A Modular and Hierarchical Framework for Motion Planning with Feedback-based Motion Primitives

Abstract

As robots become more integrated into everyday society, an increasing emphasis is being placed on their ability to execute complex tasks while maintaining safety. One of the most fundamental tasks in motion planning and control is the coordination of multiple robots to safely and efficiently reach target destinations. In recent years, a hybrid systems approach, that which combines both continuous and discrete system descriptions, has proven to be an attractive methodology for control with complex specifications. Although there is extensive literature on both the design of continuous time feedback controllers and discrete motion planning algorithms, relatively few works address the rigorous integration of these two components, especially in the context of multi-vehicle coordination. In this dissertation, we leverage the hybrid systems paradigm to formulate a novel framework for motion planning and control of multi-vehicle systems that is modular, robust, and provably safe. This dissertation contains three distinct contributions.
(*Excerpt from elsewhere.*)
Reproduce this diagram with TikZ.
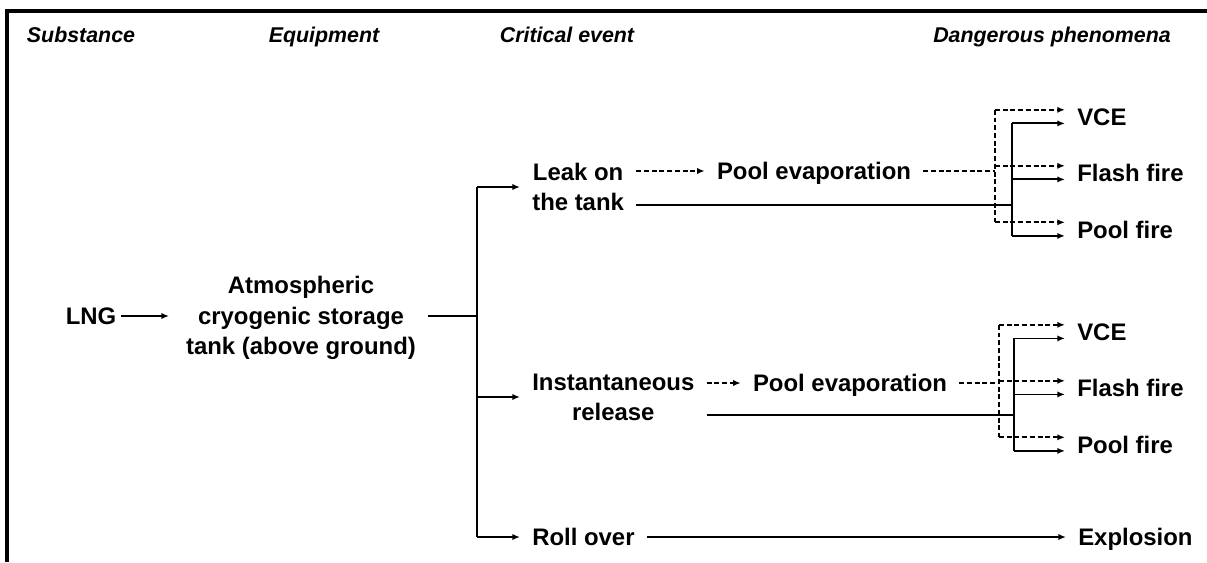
\documentclass[tikz,border=0pt]{standalone}
\usepackage{fontspec}
\setmainfont{Liberation Sans}
\usetikzlibrary{positioning}
\usetikzlibrary{arrows.meta,calc}

\begin{document}
\begin{tikzpicture}[x=0.025cm,y=-0.025cm,
    >={Latex[length=5.5pt,width=4.5pt]},
    basic/.style={font=\bfseries\fontsize{17}{21.5}\selectfont,inner xsep=0.3cm,inner ysep=1pt,align=center},
    word/.style={basic,text height=12.2pt,text depth=0pt},
    heading/.style={font=\bfseries\itshape\fontsize{15.2}{18}\selectfont,inner sep=0pt,anchor=base},
    link/.style={line width=1.3pt},
    dashlink/.style={line width=1.2pt,dash pattern=on 3.5pt off 2pt},
]
    \useasboundingbox (0,0) rectangle (1207,562);
    \draw[line width=2.2pt] (7,562) -- (7,11) -- (1207,11);
% column titles
    \node[heading] (hsub) at (81,42) {Substance};
    \node[heading] (hequ) at (324,42) {Equipment};
    \node[heading] (hcrit) at (567,42) {Critical event};
    \node[heading] (hdang) at (1052,42) {Dangerous phenomena};
% substance and tank
    \node[word,inner xsep=0.12cm] (lng) at (91,316) {LNG};
    \node[basic] (tank) at (301,318) {Atmospheric\\cryogenic storage\\tank (above ground)};
        \path[draw,link,->,shorten >=0.12cm] (lng) -- (lng -| tank.west);
    \coordinate (bus) at (477,316);
        \path[draw,link] (tank.east |- bus) -- (bus);
% critical events
    \node[basic,anchor=west] (leak) at (520,187) {Leak on\\the tank};
    \node[basic,anchor=west] (inst) at (520,397) {Instantaneous\\release};
    \node[word,anchor=west] (roll) at (520,537) {Roll over};
        \path[draw,link] (bus |- leak.west) -- (bus |- roll.west);
        \path[draw,link,->] (bus |- leak.west) -- (leak.west);
        \path[draw,link,->] (bus |- inst.west) -- (inst.west);
        \path[draw,link,->] (bus |- roll.west) -- (roll.west);
    \node[word] (evap1) at (814,171) {Pool evaporation};
    \node[word] (evap2) at (850,383) {Pool evaporation};
        \path[draw,dashlink,->] (leak.east |- evap1) -- (evap1);
        \path[draw,dashlink,->] (inst.east |- evap2) -- (evap2);
    \coordinate (leaklow) at ([yshift=-0.45cm]leak.east);
    \coordinate (instlow) at ([yshift=-0.45cm]inst.east);
% dangerous phenomena
    \foreach \g/\y/\dx/\sx in {1/117/995/1012, 2/332/999/1014} {
        \node[word,anchor=west] (vce\g) at (1065,\y) {VCE};
        \node[word,anchor=west] (flash\g) at (1065,\y+56) {Flash fire};
        \node[word,anchor=west] (pool\g) at (1065,\y+112.5) {Pool fire};
        \coordinate (d\g) at (\dx,\y);
        \coordinate (s\g) at (\sx,\y);
        \foreach \n in {vce,flash,pool} {
            \coordinate (\n\g d) at ([yshift=0.18cm]\n\g.west);
            \coordinate (\n\g s) at ([yshift=-0.16cm]\n\g.west);
            \path[draw,dashlink,->] (d\g |- \n\g d) -- (\n\g d);
            \path[draw,link,->] (s\g |- \n\g s) -- (\n\g s);
        }
        \path[draw,dashlink] (d\g |- vce\g d) -- (d\g |- pool\g d);
        \path[draw,link] (s\g |- vce\g s) -- (s\g |- pool\g s);
    }
        \path[draw,dashlink] (evap1) -- (evap1 -| d1);
        \path[draw,link] (leaklow) -- (leaklow -| s1);
        \path[draw,dashlink] (evap2) -- (evap2 -| d2);
        \path[draw,link] (instlow) -- (instlow -| s2);
    \node[word,anchor=west] (expl) at (1066,537) {Explosion};
        \path[draw,link,->] (roll) -- (expl);
\end{tikzpicture}
\end{document}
The first contribution considers the synthesis of low level continuous time feedback controllers for guiding system trajectories along a desired direction; to this end, an open problem in classical linear quadratic control was solved. The second contribution broadens the scope to develop a modular motion planning framework that combines low level feedback-based motion primitives with high level planning algorithms. Finally, the third contribution extends this modular framework towards a multi-hierarchy of motion primitives in order to improve scalability with respect to the number of vehicles. Both the second and third contributions include experimental validation on a collection of quadrocopters.